# Using power tool batteries to power trains



## bl2togo (Mar 14, 2009)

Hi,
Wanted to try battery operation. A friend suggested using my spare
18 volt black & decker power tool batteries. I would be trying them
in a bachmann big hauler. Can it be done, if so how do I go about
doing it?
Thank you, bl2togo


----------



## Del Tapparo (Jan 4, 2008)

Well it depends on how your want to control your loco. You can have a simple on/off switch with no speed control. You can have a simple hand operated speed control, semi-automated speed control, or radio control.

check out my website. Click here. Hopefully, this will help.


----------



## Jerry McColgan (Feb 8, 2008)

First of all - WELCOME TO MLS!

As Del said " it depends on how your want to control your loco."

Somewhere you need a throttle (voltage control). Some have done it with something as simple as a regular old Aristo-Craft Train Engineer mounted in a boxcar and the power going from the boxcar to the loco.

With the newer Aristo-Craft locos that are pre-wired for battery power it is simple but with your Big Hauler you will have to come up with a way to connect to the Big Hauler's motors. You will probably want to disconnect the Big Hauler's wiring to the drivers or someone else's track power may fry your loco and batteries.

You have to start somewhere - it depends a lot on what you want to end up with and to some extent if you are looking at a single loco or multiple units.

There are a lot of folks here who can help you whichever way you want to go (not so much me as I am primarily a track power guy).

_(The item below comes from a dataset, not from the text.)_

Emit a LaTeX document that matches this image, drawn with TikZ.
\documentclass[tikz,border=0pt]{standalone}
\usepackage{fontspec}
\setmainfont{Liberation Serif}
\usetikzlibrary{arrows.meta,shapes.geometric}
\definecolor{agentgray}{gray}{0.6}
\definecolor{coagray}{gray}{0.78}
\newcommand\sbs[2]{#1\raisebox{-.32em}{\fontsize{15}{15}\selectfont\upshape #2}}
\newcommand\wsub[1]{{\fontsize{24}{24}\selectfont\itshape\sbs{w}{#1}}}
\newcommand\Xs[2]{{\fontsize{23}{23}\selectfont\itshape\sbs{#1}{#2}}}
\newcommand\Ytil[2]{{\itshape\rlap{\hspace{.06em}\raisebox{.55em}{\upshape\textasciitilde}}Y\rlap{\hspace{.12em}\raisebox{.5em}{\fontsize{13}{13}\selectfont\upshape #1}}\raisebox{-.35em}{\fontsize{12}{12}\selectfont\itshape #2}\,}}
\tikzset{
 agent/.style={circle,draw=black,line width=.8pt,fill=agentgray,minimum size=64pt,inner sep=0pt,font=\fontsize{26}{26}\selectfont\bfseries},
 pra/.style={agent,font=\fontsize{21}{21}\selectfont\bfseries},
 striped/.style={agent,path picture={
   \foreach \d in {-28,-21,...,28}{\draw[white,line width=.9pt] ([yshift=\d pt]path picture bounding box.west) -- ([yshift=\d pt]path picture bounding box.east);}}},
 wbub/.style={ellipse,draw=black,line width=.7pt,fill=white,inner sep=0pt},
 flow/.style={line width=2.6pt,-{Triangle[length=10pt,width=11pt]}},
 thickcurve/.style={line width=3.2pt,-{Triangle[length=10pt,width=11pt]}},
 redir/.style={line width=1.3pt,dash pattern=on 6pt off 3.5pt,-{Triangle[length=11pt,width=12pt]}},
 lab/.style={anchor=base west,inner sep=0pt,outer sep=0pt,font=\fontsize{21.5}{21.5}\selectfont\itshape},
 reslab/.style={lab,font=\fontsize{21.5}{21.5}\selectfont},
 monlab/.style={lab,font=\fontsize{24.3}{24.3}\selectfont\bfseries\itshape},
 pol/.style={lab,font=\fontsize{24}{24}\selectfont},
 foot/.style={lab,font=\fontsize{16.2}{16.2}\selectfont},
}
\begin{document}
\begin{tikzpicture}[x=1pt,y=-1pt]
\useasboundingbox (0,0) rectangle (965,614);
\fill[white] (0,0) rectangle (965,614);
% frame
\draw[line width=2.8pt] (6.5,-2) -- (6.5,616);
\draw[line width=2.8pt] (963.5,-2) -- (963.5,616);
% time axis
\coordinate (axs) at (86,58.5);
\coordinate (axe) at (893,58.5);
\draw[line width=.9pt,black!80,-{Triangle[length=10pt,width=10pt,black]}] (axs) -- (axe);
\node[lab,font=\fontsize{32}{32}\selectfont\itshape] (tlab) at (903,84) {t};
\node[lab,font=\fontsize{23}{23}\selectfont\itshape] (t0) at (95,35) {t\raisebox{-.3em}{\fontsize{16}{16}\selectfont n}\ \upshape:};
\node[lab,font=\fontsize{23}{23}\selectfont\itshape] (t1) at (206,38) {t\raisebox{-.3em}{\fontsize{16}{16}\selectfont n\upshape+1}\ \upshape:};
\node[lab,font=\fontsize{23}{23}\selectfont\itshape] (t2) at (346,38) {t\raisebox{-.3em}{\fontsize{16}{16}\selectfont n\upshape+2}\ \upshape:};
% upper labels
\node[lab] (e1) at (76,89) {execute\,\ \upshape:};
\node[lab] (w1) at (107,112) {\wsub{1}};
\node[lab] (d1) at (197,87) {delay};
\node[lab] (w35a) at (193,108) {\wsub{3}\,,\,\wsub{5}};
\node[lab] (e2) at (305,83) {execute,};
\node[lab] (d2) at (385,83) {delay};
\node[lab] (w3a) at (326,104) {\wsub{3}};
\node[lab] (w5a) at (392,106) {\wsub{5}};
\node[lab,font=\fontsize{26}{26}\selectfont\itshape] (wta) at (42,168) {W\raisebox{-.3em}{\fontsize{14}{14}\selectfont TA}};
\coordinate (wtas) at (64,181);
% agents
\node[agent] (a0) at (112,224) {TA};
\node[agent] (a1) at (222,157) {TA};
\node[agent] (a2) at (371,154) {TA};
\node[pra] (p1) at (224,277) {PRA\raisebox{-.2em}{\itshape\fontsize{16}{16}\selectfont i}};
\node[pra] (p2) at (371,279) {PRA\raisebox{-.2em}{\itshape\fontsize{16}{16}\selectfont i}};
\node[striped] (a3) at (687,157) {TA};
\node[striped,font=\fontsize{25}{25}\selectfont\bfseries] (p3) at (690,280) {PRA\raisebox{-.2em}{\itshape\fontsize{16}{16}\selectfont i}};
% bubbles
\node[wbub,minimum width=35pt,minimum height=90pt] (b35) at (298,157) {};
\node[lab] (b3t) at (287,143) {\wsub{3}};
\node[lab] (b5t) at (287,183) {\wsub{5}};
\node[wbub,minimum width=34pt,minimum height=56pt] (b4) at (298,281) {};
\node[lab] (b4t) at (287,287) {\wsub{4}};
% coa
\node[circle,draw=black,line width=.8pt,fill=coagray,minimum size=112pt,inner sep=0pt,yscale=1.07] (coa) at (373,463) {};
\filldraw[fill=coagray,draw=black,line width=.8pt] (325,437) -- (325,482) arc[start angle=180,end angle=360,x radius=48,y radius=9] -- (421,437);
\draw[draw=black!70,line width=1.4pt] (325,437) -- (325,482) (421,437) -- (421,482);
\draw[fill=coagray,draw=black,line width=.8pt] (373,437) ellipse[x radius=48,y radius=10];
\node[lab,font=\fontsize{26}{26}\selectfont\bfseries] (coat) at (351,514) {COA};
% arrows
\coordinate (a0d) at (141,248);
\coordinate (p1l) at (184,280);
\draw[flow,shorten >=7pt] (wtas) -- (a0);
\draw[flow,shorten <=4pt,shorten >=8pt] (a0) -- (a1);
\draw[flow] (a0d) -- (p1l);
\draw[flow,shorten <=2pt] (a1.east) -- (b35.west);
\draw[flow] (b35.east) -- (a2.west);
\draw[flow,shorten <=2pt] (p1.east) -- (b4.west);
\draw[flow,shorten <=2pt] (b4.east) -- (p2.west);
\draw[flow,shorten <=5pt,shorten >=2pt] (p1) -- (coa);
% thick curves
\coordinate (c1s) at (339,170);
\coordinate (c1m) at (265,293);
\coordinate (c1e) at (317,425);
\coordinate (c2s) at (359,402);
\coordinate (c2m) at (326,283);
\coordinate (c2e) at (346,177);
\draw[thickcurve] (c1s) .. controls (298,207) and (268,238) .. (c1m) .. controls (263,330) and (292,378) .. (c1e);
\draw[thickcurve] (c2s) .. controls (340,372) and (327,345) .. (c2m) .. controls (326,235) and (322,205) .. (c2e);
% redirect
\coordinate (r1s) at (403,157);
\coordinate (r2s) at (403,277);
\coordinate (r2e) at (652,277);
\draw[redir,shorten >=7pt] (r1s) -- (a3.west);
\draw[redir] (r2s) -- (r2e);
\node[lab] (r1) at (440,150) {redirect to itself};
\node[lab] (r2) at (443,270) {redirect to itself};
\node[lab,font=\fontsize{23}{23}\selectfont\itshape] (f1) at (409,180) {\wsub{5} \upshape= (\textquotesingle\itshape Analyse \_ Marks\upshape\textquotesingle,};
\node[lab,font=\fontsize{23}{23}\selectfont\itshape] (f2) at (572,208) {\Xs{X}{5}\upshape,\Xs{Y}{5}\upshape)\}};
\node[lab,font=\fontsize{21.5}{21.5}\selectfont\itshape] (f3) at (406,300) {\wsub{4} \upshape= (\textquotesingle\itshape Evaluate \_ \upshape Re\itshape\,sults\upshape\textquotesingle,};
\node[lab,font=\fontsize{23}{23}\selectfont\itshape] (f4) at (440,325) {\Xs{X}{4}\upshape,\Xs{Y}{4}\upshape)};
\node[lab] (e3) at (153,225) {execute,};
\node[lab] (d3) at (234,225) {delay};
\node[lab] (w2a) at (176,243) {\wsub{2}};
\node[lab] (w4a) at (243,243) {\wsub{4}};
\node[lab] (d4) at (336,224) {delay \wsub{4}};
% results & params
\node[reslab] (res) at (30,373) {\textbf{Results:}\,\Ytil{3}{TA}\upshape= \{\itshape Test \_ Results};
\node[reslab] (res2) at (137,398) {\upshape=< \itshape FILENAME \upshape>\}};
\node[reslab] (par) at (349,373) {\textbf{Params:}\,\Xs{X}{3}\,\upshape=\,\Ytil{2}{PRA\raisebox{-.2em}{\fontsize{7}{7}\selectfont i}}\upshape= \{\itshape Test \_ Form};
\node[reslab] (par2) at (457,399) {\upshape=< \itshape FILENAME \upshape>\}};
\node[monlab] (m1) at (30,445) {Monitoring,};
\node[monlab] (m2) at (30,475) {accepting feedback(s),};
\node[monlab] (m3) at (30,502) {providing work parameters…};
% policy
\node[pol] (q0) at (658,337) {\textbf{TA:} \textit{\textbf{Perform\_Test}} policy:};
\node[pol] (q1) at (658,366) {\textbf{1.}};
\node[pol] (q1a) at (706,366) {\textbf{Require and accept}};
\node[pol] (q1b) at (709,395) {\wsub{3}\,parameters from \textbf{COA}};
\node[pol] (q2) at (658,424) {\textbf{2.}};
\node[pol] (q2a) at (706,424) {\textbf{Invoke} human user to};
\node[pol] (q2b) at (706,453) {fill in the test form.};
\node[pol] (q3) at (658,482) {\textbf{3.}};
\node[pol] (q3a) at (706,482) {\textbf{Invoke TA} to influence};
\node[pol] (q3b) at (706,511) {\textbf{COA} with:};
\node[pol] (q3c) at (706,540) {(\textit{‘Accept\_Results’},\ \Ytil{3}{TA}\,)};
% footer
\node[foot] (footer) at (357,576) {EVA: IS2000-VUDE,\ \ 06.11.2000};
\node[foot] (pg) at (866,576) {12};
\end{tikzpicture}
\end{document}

It might help if you tell a bit more about what you might have in the way of other equipment. If you are starting with just the Big Hauler, you have a lot of options.

Good luck,

Jerry


----------



## Jerry Barnes (Jan 2, 2008)

I use the B&D's all the time, control them with my Aristo TE. I have several battery cars with just an on/off switch, using just one 9.6 volt Radio Shack Ni-Mh battery pack. I use that on smaller locomotives, it will drive a RS-3 for 45 minutes.


----------



## bl2togo (Mar 14, 2009)

Hi,
Thank you for the info. What we have here are an 18 volt nickle cadmium battery,
a battery operated sander, a flat bed car and a bachmann 10 wheeler. My idea is
to take the sander apart and mount it's battery connection to the flat bed slide
the battery in place. Will this work and what needs to be disconnected from the
engine and connected to the battery? I have two (2) batteries and a battery
charger. I am just tired of cleaning tracks and power losses.
Thank you,bl2togo


----------